Peki Sakık’ı kim konuşturuyor? “Devlet” olduğuna şüphe yok ama devletin hangi kanadı? Bu sorunun yanıtını Sakık’ın bir süre önce yaptığı başka açıklamalara bakarak vermek mümkün görünüyor. Sakık bir süre önce Cengiz Çandar, Ali Bayramoğlu, Ahmet İnsel gibi isimlerin PKK’yla ilişkili olduklarına dair açıklamalarda bulundu ve Akit gazetesi bu isimlere karşı yoğun bir kampanya başlattı. “İkinci andıç vakası” da denilen (ilki 28 Şubat sürecinde yaşanmıştı) bu açıklamaların hedefindeki isimler Kürt sorunu bağlamında “müzakereciler” olarak adlandırılan kanada, yani Erdoğan-Atalay-MİT kanadına yakın duruyorlardı.
Müzakerecilerin karşısında ise “güvenlikçiler” vardı; yani KCK operasyonlarının gerisindeki güç, yani Emniyet içerisindeki cemaat örgütlenmesi. Bir ara Cengiz Çandar’ı bile KCK operasyonlarına dâhil etmeyi düşünen bu güç 7 Şubat’ta Hakan Fidan’a yönelik bir operasyona girişmiş, sonuç ise AKP’nin İstanbul yargısı ve emniyetinde ciddi bir tasfiye planını yürürlüğe koyması olmuştu. Sakık’ın ifadeleri üzerinden Çandar ve Bayramoğlu’nun hedef tahtasına yerleştirilmesi, 7 Şubat’la kristalize olan ve MİT’le Emniyet şahsında somutlaşan AKP-cemaat mücadelesinin bir parçası ve devamıydı.

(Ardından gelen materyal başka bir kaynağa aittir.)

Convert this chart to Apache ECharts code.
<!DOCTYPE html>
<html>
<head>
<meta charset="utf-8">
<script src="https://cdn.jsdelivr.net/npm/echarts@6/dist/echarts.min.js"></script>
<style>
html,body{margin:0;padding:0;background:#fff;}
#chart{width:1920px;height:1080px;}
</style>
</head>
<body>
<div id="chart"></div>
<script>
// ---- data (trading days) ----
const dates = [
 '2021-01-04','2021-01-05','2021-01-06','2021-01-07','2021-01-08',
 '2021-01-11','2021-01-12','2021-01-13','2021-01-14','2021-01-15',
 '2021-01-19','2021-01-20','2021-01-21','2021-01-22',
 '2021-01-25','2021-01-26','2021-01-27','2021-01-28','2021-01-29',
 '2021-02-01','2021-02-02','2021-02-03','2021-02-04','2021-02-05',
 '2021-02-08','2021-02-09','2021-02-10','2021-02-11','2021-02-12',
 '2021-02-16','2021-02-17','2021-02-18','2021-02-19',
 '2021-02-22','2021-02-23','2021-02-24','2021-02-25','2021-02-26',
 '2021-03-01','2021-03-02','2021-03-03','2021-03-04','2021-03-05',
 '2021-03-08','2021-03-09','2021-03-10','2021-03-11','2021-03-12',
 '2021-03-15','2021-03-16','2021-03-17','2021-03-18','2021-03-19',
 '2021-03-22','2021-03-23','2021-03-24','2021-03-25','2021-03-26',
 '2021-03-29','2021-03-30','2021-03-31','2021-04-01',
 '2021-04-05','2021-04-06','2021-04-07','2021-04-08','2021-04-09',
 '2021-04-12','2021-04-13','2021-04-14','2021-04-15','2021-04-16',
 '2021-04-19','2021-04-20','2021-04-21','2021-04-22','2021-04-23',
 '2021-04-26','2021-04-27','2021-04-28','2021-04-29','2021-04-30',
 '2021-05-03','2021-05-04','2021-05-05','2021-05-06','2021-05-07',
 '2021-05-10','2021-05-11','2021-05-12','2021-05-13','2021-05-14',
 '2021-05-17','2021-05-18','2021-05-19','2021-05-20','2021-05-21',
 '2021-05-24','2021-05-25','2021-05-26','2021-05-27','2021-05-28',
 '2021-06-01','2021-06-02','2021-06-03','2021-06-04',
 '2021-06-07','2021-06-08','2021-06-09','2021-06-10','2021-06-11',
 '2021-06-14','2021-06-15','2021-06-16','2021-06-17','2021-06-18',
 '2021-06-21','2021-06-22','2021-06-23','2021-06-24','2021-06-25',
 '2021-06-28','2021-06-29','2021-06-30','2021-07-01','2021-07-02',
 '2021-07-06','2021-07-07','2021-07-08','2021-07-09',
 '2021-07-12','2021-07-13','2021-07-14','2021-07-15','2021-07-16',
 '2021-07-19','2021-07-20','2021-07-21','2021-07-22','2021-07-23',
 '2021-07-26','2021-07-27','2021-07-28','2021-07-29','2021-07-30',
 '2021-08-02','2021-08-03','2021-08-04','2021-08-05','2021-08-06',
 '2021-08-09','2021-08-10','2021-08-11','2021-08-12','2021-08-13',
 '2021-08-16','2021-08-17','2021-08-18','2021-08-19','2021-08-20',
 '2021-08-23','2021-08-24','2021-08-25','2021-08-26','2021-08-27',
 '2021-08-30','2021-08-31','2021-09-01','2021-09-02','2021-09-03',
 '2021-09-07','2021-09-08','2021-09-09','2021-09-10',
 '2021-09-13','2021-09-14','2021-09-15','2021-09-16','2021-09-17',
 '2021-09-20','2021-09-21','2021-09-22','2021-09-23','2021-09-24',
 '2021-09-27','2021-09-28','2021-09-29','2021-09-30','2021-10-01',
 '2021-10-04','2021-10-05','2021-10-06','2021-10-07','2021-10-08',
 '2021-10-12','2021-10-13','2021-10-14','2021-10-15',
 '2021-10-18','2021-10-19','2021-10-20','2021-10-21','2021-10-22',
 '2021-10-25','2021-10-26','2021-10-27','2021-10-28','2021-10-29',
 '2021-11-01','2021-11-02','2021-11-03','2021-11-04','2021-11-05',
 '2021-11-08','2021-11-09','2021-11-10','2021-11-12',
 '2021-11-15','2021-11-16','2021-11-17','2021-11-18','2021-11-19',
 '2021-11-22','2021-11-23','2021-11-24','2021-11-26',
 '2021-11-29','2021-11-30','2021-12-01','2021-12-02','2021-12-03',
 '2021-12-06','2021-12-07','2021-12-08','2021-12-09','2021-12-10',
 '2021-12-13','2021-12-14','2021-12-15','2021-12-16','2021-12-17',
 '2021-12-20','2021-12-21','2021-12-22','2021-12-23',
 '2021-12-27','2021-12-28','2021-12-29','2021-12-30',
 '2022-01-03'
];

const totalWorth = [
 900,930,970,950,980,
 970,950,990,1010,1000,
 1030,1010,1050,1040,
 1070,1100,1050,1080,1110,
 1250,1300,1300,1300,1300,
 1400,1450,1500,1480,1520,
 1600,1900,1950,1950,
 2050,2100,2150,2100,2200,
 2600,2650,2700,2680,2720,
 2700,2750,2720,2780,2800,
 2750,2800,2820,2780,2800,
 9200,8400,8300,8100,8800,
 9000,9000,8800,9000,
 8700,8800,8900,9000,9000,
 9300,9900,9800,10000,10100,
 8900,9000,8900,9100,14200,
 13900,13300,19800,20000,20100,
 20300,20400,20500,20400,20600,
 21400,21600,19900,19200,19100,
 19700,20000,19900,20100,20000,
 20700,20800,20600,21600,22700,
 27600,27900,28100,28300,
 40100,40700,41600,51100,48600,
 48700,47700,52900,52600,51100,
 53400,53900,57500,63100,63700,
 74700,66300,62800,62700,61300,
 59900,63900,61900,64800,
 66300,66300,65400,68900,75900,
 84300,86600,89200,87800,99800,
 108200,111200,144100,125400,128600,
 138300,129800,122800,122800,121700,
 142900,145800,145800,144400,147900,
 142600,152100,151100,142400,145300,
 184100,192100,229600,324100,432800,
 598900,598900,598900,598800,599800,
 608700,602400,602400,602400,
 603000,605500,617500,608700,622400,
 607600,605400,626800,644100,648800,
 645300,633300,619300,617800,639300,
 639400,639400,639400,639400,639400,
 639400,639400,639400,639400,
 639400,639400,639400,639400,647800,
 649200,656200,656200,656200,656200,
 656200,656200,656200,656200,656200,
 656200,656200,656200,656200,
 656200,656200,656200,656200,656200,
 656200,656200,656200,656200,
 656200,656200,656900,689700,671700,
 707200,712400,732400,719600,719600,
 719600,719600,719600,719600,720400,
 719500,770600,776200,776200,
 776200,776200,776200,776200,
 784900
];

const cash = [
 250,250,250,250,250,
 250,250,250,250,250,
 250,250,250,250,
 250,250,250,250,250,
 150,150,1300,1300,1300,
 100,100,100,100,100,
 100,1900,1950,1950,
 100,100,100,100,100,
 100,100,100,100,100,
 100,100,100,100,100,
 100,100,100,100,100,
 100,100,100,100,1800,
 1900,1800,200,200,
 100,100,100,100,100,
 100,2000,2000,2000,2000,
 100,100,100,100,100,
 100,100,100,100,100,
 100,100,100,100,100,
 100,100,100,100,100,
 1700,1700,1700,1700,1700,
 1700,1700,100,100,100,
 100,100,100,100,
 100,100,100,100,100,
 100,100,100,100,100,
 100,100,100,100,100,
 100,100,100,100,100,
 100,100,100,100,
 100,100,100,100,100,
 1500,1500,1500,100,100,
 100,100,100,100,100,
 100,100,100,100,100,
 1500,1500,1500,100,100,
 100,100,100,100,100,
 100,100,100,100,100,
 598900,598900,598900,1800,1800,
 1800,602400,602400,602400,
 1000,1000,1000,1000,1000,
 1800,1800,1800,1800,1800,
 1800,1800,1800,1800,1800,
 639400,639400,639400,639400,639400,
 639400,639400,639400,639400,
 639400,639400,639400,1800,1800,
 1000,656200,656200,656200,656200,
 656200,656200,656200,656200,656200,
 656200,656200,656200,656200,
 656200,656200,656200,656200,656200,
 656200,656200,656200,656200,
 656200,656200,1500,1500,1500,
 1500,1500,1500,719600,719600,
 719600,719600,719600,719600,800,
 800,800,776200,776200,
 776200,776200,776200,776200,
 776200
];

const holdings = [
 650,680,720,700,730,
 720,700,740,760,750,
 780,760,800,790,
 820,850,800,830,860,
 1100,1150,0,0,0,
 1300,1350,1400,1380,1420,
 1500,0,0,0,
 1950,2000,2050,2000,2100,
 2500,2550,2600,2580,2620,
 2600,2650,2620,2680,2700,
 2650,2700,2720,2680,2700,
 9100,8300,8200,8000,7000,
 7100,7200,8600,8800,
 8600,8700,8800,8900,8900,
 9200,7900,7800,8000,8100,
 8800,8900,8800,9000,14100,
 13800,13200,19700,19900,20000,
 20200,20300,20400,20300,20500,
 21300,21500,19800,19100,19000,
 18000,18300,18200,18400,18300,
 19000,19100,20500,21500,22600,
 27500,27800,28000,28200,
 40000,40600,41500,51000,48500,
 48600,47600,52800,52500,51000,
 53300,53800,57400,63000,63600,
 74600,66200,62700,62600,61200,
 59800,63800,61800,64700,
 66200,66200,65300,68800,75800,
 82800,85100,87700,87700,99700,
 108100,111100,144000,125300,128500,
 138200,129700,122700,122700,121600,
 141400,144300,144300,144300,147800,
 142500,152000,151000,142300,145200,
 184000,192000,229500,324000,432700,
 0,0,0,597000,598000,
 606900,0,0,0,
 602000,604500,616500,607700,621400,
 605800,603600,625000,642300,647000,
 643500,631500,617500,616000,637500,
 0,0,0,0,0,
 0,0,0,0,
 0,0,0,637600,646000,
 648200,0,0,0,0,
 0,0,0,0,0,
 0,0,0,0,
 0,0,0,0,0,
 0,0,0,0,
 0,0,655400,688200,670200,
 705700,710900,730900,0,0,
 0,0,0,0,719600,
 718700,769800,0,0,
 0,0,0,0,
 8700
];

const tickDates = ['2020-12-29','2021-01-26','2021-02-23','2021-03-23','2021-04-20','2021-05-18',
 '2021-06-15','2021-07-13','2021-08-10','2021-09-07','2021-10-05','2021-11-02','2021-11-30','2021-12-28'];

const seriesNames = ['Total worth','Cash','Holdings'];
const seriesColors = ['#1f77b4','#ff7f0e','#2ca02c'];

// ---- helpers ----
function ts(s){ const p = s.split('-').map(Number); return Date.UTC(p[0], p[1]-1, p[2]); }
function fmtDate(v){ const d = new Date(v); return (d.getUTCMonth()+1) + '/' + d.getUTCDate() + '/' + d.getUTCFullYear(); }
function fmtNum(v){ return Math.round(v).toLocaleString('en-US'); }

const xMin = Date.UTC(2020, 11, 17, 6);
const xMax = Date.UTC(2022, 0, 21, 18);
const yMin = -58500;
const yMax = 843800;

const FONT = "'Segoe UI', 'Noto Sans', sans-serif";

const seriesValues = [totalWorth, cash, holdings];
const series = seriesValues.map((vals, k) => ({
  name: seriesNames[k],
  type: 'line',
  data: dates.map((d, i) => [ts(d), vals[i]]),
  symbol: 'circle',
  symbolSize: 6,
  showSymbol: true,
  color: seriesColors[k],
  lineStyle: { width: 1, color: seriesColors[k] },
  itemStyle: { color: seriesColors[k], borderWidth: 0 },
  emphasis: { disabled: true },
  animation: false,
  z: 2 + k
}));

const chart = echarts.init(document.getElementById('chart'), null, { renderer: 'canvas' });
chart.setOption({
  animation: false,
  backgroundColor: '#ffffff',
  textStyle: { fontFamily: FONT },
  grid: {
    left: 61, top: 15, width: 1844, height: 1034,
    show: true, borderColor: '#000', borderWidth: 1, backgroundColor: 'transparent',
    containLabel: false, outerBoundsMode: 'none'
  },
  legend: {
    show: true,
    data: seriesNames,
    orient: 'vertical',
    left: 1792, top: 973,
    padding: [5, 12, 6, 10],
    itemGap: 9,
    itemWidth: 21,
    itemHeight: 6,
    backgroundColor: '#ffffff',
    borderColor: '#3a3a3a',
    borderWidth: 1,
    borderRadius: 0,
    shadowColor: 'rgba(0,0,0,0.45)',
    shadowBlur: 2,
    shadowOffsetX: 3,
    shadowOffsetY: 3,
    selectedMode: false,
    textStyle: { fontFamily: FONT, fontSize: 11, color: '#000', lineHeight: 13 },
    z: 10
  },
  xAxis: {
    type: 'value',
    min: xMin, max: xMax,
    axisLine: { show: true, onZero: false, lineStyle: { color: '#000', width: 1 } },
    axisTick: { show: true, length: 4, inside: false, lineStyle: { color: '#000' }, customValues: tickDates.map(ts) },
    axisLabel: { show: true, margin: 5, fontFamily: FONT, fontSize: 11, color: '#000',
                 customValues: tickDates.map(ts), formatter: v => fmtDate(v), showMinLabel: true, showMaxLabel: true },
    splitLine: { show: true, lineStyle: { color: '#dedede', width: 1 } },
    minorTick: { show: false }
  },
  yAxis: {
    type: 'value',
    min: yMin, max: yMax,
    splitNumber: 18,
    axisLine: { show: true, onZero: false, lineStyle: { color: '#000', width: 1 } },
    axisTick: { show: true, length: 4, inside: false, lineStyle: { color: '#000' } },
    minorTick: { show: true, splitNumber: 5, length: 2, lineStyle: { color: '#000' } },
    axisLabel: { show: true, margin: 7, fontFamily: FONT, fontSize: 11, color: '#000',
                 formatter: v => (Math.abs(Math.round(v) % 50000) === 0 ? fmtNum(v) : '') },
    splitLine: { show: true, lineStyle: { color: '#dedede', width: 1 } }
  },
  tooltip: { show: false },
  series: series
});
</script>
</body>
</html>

Sakık’ı “ikinci andıç vakası”nda konuşturan gücün, ona kimliğini açıklattığını da düşünebiliriz. Cemaatin 2000’lerin başından beri esas tehdit algısını ulusalcılığın oluşturduğu, KCK operasyonlarını düzenleyen esas gücün kim olduğu ve Perinçek-Küçük-Öcalan fotoğraflarının kimler tarafından servis edildiği akla getirildiğinde, hem ulusalcıları hem de Kürt hareketini hedefe koyan, onları bir kez daha ortak düşman kategorisine yerleştiren böylesi bir hamlenin gerisinde cemaatin bulunduğunu söylemek hiç de anlamsız olmayacaktır.
Peki iktidarın ortak düşman kategorisine yerleştirdiği Kemalistlerin ve Kürt hareketinin gerçekten de günün birinde söylemsel ya da politik ortaklıklarda buluşma imkanı var mıdır? Bu sorunun yanıtını başka bir yazıda tartışacağız.